*WHAT TO WORK ON*: Gather, from the data below, each line in which the word "chart" occurs.

*COLLECTED DATA*:
──────

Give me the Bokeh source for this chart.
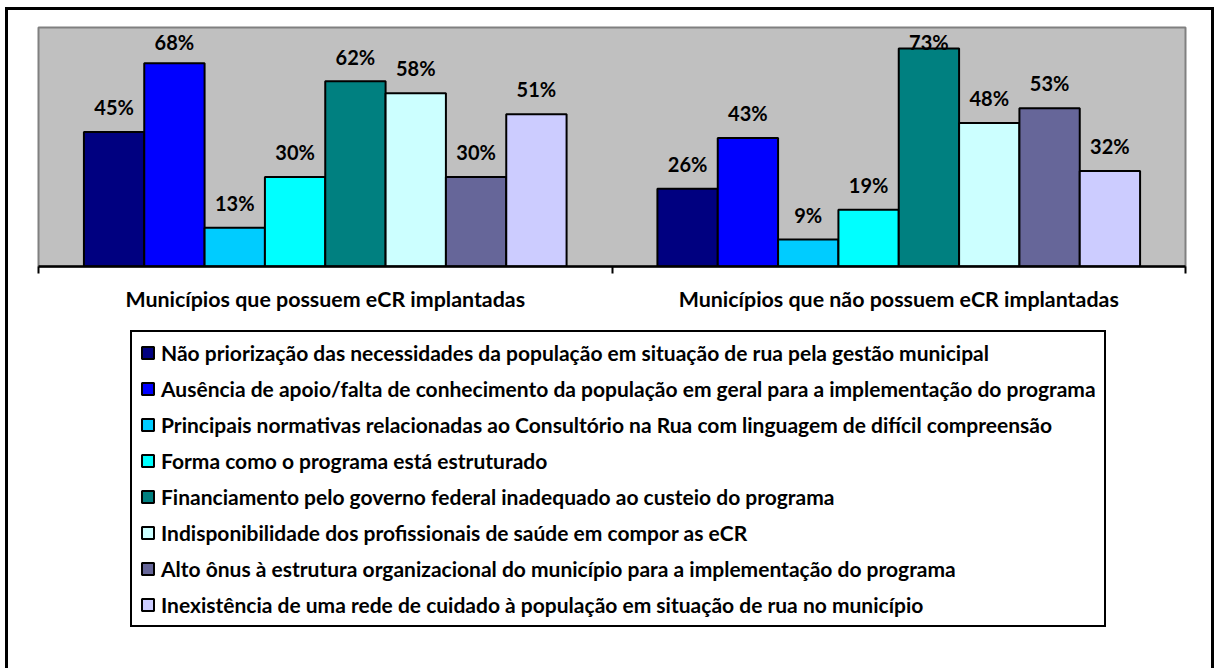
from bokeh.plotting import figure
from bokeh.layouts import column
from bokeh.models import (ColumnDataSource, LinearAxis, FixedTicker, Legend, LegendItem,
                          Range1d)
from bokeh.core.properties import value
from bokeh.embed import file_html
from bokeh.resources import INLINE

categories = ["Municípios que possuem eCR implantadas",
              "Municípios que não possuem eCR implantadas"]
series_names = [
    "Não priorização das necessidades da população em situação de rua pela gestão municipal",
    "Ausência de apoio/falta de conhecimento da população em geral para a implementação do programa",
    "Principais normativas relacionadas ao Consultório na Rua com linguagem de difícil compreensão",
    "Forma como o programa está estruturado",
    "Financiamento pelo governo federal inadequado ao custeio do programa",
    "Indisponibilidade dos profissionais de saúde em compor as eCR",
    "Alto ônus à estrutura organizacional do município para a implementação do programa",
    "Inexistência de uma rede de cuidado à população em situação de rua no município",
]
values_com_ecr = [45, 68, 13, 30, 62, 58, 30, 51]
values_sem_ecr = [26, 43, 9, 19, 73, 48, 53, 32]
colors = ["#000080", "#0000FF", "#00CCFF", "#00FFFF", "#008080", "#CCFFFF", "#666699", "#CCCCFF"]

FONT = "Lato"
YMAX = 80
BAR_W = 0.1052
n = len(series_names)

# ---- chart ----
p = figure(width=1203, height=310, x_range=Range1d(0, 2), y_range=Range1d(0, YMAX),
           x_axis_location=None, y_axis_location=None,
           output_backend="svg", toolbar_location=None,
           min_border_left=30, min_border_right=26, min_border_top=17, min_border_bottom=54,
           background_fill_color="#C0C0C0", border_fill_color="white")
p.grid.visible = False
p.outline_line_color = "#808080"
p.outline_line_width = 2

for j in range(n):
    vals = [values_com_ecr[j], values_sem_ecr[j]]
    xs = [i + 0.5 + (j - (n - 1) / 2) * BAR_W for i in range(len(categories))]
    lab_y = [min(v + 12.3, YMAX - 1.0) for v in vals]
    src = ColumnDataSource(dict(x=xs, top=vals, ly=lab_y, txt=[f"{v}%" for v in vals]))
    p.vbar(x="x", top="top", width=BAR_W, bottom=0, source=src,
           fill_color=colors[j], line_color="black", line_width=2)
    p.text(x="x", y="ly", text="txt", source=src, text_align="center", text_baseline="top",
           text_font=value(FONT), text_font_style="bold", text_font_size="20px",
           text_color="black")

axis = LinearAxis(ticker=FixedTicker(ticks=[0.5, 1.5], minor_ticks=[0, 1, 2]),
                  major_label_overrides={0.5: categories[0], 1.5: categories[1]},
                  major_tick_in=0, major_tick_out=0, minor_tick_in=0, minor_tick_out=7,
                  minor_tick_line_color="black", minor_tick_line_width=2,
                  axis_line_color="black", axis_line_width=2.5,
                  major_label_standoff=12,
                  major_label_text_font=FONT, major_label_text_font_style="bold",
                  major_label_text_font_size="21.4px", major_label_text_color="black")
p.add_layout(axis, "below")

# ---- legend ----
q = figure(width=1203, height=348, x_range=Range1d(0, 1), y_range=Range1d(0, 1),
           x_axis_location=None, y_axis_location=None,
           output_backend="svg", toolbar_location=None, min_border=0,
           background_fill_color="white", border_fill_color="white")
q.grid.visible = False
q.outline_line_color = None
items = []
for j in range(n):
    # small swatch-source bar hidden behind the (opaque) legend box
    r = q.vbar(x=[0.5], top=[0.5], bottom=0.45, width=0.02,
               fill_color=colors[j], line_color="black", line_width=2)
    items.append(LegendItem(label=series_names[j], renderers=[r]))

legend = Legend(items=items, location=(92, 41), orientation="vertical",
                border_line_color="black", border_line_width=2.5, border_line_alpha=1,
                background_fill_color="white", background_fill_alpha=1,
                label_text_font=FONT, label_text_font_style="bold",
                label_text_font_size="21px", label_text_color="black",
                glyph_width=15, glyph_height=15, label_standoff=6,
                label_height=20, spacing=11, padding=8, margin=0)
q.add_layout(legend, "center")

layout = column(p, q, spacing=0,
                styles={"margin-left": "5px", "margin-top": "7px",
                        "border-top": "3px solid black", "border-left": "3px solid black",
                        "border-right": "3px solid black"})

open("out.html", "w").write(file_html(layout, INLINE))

──────

*FINISHED TASK*:
Give me the Bokeh source for this chart.
# ---- chart ----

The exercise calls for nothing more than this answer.